Na querela da vacina, positivistas mentiram, conspiraram e fizeram gol
Não me parece simples entender o movimento antivacina que arrebatou um pedaço da sociedade carioca, inclusive de seu setor popular, em 1904. Há algumas interpretações na praça da historiografia. Jeffrey Needell (1987) contrasta o destino da elite golpista, frustrada na tentativa de escorraçar os oligarcas paulistas do governo mas anistiada de pronto, com o do bloco popular, castigado em várias frentes durante e após o levante do final daquele ano.
Teresa Meade (1989) insere o episódio numa marcha mais longa de resistência à deterioração e ao encarecimento das condições de vida, que culminaria na mobilização grevista e sindical de 1917. Focalizam as camadas populares, e o entrechoque com os saberes e interesses da elite, também os trabalhos difundidos de Sidney Chalhoub (1996) e Nicolau Sevcenko (1984). José Murilo de Carvalho (1987) fala do primeiro movimento moralista da nossa história.
Para esses intérpretes, com ressalva parcial de Carvalho, o movimento e a Revolta da Vacina davam vazão a conflitos, interesses e fatores mais profundos do que exibiam na fachada. Não era só pelos 20 centavos –não era só para protestar contra a exorbitância do governo, que em contextos civilizatórios não sai por aí espetando pessoas contra a vontade delas.
Entendo e concordo com o enquadramento geral: havia mais coisas entre o céu e a terra. Mas e se nos restringíssemos ao tema em si para tentar entender o debate da época? Por exemplo: como se comportaram os positivistas, essa mistura de seita religiosa com doutrina social e movimento político que influenciou os destinos do Brasil como talvez o de nenhuma outra nação entre o final do século 19 e início do 20? Eles apanharam à beça de contadores dessa história.
Positivistas foram acusados de disseminar falsidades, de pregar o obscurantismo antimicrobiano e de manipular o tema para desfechar um golpe pretoriano contra o presidente Rodrigues Alves. Se você procurar um pouco, vai achar elementos que confirmam essas acusações. Havia, contudo, nuances que um adepto tardio do positivismo, Ivan Lins (não o cantor, mas o escritor e ensaísta mineiro) soube explorar no volume A História do Positivismo no Brasil (1964).
A primeira linha de defesa é que havia divergências entre positivistas. O médico Luís Pereira Barreto defendia a vacina e sua obrigatoriedade. Já seu colega de profissão Joaquim Bagueira Leal, que como Teixeira Mendes e Miguel Lemos integrou a cúspide o Apostolado Positivista, atacava os dois flancos e atiçava o medo das consequências da agulhada.

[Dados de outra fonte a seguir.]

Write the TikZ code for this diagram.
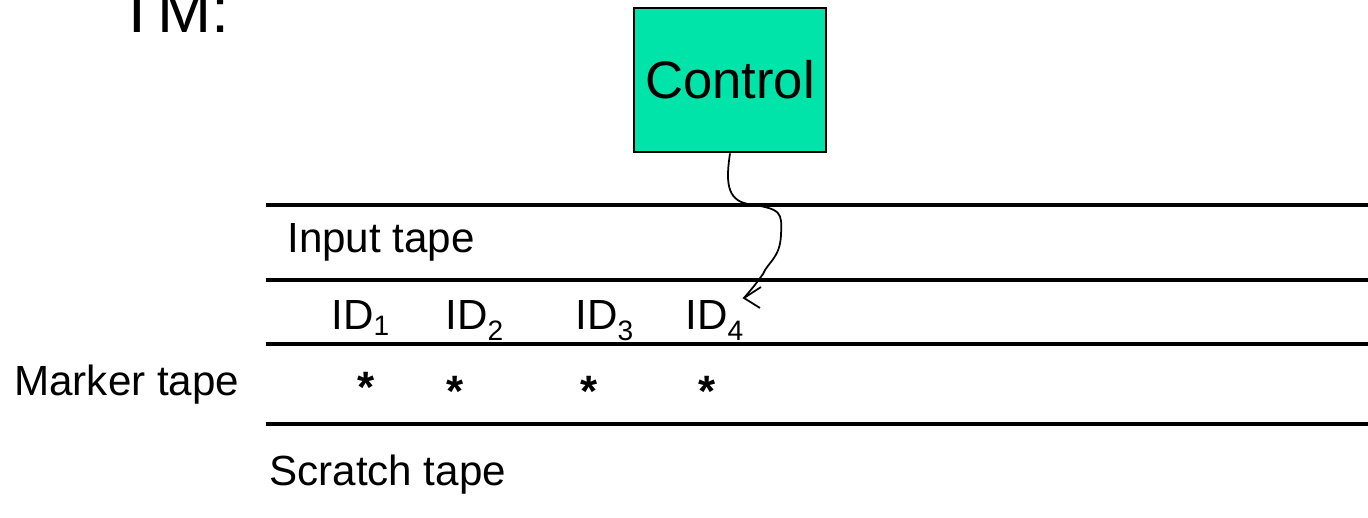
\documentclass[tikz,border=0pt]{standalone}
\usepackage{fontspec}
\setmainfont{Liberation Sans}
\definecolor{ctrlgreen}{RGB}{0,228,170}
\newcommand\idlab[2]{ID\raisebox{-#2}{\fontsize{16}{19}\selectfont #1}}
\begin{document}
\begin{tikzpicture}[x=0.02cm,y=-0.02cm,
  tapeline/.style={line width=1.9pt},
  lbl/.style={inner sep=0pt, anchor=base west, font=\fontsize{24}{28}\selectfont},
  starlbl/.style={inner sep=0pt, anchor=base, font=\fontsize{25}{28}\selectfont\bfseries},
  ctrlbox/.style={draw, line width=1.6pt, fill=ctrlgreen, minimum width=3.84cm, minimum height=2.88cm, inner sep=0pt, font=\fontsize{30}{36}\selectfont},
  curve/.style={line width=1pt}]
\useasboundingbox (0,0) rectangle (1368,517);
% title
\node[inner sep=0pt, anchor=base west, font=\fontsize{37}{44}\selectfont] (title) at (117,33) {TM:};
% control
\node[ctrlbox] (ctrl) at (730,80) {Control};
% tapes
\draw[tapeline] (266,205) coordinate (l1a) -- (1368,205) coordinate (l1b);
\draw[tapeline] (266,280) coordinate (l2a) -- (1368,280) coordinate (l2b);
\draw[tapeline] (266,344) coordinate (l3a) -- (1368,344) coordinate (l3b);
\draw[tapeline] (266,424) coordinate (l4a) -- (1368,424) coordinate (l4b);
% labels
\node[lbl] (input) at (287,252) {Input tape};
\node[lbl] (marker) at (14,395) {Marker tape};
\node[lbl] (scratch) at (269,485) {Scratch tape};
\node[lbl] (id1) at (331,329) {\idlab{1}{3.7pt}};
\node[lbl] (id2) at (445,329) {\idlab{2}{6.8pt}};
\node[lbl] (id3) at (575,329) {\idlab{3}{6.8pt}};
\node[lbl] (id4) at (685,329) {\idlab{4}{6.8pt}};
% markers
\node[starlbl] (s1) at (366,402) {*};
\node[starlbl] (s2) at (455,406) {*};
\node[starlbl] (s3) at (589,406) {*};
\node[starlbl] (s4) at (707,406) {*};
% head connector
\coordinate (tip) at (744,298);
\draw[curve] (ctrl.south) .. controls (726,180) and (726,200) .. (748,204)
  .. controls (782,209) and (782,212) .. (781,235)
  .. controls (780,258) and (768,262) .. (763,274)
  .. controls (755,285) .. (tip);
\draw[curve] (tip) ++(17,-11) -- (tip) -- ++(16,10);
\end{tikzpicture}
\end{document}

Bagueira Leal, veja só a complicação, também se notabilizara pelo combate ao “despotismo sanitário”, que de fato esticava seus tentáculos sobre os cidadãos. E aqui vem a segunda linha de defesa de Ivan Lins: a oposição à obrigatoriedade da vacina era frequente entre os positivistas, significava apenas predicar o bom senso civilizatório e era compartilhada com outras figuras públicas da época insuspeitas de positivismo, como Rui Barbosa.
“Até aqui, até à pele que nos reveste pode chegar a ação do Estado. Sua polícia poderia lançar-me a mão à gola do casaco, encadear-me os punhos, lançar-me ferro aos pés. Mas introduzir-me nas veias, em nome da higiene pública, as drogas da sua medicina, isso não pode, sem abalançar-se ao que os mais antigos despotismos não ousaram”. Assim discursou o senador baiano Rui Barbosa em 16 de novembro de 1904, nos debates que levaram à revogação da obrigatoriedade da vacina e à instalação do estado de sítio.
Quem leu o voto do ministro Ricardo Lewandowski no último dia 16 sobre a obrigatoriedade da vacina contra a Covid-19 notou que as lições do episódio de 1904 foram emolduradas como paradigma e que a visão de Rui e de muitos positivistas neste aspecto prevaleceu: o corpo é inviolável; a dignidade humana, inexpugnável. O que o Estado pode fazer para estimular a vacinação é criar constrangimentos indiretos, aprovados em lei, contra quem decidir não se imunizar.